BEGIN Extracted material
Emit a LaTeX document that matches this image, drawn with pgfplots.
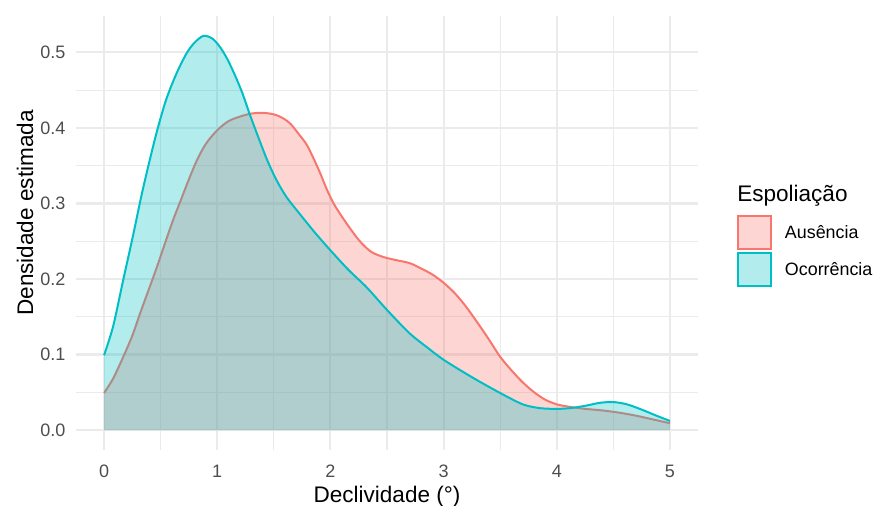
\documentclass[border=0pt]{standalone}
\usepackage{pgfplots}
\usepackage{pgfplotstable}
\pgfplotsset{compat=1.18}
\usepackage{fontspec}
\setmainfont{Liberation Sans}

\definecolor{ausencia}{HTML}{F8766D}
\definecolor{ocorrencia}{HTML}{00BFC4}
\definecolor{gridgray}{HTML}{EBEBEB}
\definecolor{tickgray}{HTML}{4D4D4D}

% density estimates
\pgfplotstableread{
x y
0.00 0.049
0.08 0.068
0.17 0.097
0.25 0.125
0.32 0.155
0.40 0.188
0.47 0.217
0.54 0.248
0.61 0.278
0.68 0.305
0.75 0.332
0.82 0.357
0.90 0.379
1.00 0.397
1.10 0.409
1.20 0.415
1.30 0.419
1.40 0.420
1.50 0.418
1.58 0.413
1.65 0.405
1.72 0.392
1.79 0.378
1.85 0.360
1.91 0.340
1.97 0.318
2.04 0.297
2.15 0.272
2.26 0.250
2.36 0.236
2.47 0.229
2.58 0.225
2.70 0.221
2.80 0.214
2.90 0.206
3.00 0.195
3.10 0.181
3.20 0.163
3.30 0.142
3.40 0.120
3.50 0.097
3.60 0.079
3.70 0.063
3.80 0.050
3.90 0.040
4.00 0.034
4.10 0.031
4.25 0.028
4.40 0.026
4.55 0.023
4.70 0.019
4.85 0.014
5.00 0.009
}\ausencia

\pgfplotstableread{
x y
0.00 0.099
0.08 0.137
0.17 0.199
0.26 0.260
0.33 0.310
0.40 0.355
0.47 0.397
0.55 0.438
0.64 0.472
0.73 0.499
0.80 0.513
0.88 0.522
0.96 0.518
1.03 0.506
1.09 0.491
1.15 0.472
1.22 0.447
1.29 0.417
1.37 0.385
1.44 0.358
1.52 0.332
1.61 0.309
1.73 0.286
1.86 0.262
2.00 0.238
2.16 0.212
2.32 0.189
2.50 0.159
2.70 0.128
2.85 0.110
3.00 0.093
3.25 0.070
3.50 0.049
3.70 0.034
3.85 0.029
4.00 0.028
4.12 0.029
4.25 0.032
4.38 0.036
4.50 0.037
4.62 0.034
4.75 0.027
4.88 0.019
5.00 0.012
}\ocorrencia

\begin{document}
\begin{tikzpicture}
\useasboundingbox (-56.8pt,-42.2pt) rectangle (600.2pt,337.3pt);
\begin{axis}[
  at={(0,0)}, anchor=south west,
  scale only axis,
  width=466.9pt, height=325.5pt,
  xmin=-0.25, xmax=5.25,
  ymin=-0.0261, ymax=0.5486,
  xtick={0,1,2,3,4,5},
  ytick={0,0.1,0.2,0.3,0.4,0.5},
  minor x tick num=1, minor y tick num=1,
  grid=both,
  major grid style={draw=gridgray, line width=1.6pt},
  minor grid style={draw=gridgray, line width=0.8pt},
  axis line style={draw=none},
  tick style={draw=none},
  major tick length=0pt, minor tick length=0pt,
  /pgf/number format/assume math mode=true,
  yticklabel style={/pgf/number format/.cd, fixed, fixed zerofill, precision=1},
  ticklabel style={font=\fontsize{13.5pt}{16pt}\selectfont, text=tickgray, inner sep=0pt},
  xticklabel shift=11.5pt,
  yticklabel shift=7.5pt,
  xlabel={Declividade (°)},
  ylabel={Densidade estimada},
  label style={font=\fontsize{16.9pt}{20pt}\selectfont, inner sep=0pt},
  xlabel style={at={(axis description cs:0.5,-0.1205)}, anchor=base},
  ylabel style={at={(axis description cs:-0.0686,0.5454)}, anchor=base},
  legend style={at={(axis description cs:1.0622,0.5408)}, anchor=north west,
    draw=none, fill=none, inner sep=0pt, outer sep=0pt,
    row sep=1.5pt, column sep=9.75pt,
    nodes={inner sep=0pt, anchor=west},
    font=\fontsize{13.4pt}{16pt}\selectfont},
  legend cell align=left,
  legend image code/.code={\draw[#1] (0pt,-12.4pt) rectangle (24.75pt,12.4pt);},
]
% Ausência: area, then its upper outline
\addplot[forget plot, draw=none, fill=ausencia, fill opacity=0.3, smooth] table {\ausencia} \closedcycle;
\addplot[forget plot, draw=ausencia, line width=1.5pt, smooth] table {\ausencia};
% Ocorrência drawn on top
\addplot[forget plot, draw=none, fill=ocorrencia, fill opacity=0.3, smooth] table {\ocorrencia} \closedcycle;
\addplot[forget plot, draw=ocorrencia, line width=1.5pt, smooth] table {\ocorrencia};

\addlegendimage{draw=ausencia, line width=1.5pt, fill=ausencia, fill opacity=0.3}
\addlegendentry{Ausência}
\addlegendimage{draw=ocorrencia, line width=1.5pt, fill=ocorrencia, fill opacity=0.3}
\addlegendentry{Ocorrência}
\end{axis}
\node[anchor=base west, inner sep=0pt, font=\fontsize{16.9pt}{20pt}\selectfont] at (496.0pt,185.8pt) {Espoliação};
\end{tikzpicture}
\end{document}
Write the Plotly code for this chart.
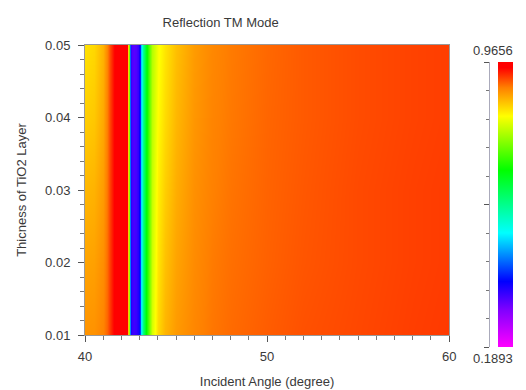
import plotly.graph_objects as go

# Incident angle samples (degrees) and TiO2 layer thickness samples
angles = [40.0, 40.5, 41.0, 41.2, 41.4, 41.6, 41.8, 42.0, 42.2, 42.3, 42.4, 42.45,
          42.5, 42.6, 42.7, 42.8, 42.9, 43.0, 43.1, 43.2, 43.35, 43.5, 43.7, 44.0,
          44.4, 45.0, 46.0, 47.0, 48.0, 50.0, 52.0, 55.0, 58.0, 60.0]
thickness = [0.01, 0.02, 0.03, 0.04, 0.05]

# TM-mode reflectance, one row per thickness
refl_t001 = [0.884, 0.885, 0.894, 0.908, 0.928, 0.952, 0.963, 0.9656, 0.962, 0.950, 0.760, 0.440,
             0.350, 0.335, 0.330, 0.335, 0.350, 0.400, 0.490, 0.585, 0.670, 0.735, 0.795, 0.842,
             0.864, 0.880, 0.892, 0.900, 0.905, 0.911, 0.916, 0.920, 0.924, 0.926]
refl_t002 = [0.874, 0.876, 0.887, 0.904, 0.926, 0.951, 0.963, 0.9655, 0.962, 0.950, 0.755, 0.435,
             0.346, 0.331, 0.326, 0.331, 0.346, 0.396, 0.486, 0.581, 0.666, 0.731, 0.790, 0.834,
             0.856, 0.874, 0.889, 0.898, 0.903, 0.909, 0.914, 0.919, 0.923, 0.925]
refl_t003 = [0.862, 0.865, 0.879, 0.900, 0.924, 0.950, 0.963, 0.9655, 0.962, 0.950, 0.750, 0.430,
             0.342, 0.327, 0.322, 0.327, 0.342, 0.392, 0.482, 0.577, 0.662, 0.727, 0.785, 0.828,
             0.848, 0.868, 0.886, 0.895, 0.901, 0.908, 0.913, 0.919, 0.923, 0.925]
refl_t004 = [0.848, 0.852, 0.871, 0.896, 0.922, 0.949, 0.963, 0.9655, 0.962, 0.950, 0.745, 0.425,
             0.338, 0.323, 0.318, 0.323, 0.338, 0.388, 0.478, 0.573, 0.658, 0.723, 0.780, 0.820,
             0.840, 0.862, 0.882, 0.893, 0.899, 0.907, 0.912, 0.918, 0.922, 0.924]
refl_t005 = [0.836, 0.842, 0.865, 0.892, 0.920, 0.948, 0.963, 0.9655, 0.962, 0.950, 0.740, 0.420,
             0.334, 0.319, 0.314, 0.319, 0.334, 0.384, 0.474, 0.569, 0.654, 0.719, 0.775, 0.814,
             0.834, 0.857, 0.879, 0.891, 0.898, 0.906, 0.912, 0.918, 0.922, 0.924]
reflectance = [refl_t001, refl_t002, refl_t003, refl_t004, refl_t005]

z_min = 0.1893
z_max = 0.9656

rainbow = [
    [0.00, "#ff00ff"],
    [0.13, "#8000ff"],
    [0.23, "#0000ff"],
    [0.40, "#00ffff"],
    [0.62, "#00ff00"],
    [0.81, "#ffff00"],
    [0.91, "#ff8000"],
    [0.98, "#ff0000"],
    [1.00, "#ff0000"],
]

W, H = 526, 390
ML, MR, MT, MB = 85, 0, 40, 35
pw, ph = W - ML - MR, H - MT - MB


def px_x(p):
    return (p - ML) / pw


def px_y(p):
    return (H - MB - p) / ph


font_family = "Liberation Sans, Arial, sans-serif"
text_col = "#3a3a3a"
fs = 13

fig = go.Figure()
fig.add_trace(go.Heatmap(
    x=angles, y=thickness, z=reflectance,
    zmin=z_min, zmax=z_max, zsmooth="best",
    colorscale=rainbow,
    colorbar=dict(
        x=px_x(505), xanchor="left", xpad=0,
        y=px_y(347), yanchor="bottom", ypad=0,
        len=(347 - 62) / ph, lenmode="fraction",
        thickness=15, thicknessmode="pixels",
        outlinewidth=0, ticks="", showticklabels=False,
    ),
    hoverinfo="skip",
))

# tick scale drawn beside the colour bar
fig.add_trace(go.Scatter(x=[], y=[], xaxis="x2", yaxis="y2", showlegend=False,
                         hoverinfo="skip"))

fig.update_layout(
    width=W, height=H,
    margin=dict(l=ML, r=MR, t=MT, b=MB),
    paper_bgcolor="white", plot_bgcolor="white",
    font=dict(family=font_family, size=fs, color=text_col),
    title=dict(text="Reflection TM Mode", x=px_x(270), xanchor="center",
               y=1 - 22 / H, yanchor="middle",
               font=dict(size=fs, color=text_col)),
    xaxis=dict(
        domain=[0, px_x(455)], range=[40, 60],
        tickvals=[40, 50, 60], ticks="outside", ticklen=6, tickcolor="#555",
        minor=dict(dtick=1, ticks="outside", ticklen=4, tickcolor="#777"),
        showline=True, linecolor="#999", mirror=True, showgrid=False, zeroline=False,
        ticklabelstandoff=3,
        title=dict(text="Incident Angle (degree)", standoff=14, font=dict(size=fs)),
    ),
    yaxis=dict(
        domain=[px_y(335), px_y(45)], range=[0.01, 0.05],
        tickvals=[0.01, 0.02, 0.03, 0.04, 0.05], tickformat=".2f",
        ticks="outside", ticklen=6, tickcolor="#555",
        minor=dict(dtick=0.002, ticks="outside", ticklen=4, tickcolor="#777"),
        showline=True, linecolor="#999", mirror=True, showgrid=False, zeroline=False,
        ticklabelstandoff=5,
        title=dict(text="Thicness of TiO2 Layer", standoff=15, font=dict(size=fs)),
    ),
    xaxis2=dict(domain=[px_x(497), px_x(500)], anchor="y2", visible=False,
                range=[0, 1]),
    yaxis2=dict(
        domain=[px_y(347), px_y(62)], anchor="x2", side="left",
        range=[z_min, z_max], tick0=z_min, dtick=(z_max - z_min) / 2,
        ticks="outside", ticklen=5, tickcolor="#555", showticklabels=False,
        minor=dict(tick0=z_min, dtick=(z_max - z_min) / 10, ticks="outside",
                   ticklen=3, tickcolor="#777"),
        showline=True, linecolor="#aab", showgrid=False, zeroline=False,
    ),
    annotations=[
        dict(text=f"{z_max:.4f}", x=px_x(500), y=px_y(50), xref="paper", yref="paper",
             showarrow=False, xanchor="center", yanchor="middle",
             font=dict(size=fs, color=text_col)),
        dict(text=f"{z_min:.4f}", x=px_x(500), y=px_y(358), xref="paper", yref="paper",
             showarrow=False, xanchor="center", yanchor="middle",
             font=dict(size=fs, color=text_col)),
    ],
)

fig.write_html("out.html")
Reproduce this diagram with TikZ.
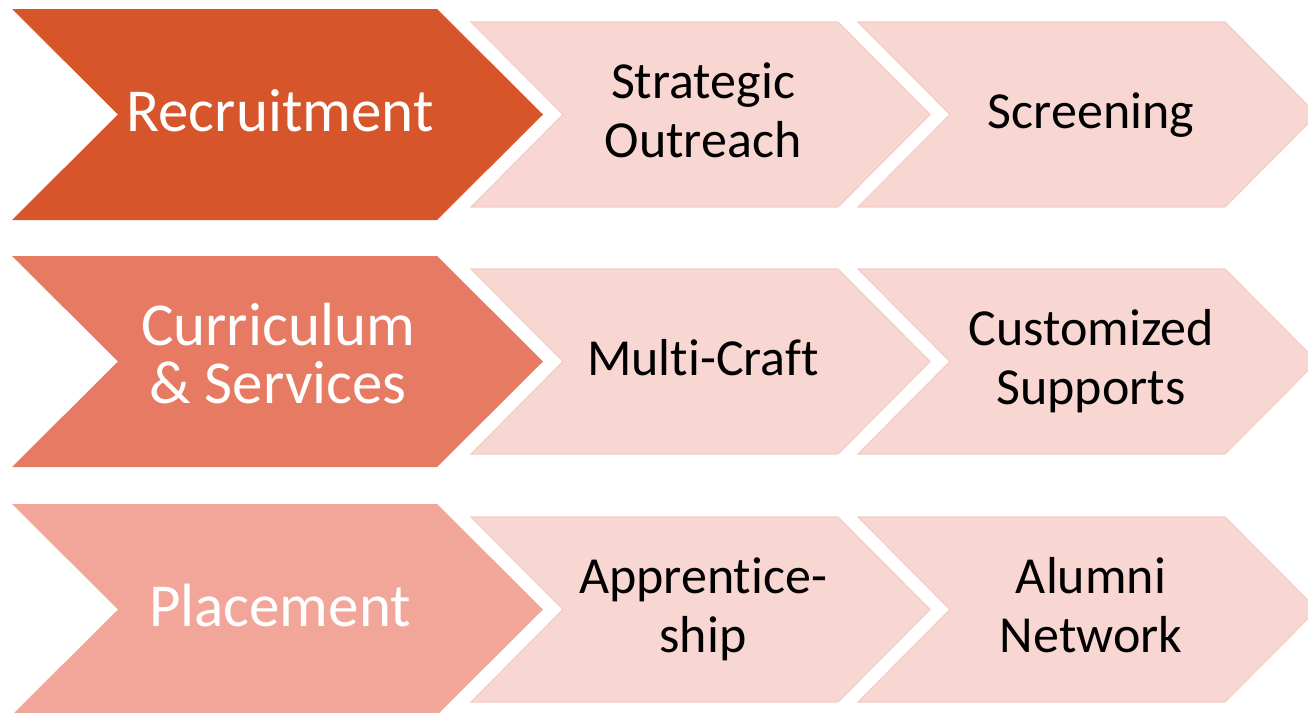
END Extracted material
→ Exercise: Scan the lines for the string "with". Pick out every line that has it.

→ Exercise answer:
Emit a LaTeX document that matches this image, drawn with pgfplots.
Reproduce this diagram with TikZ.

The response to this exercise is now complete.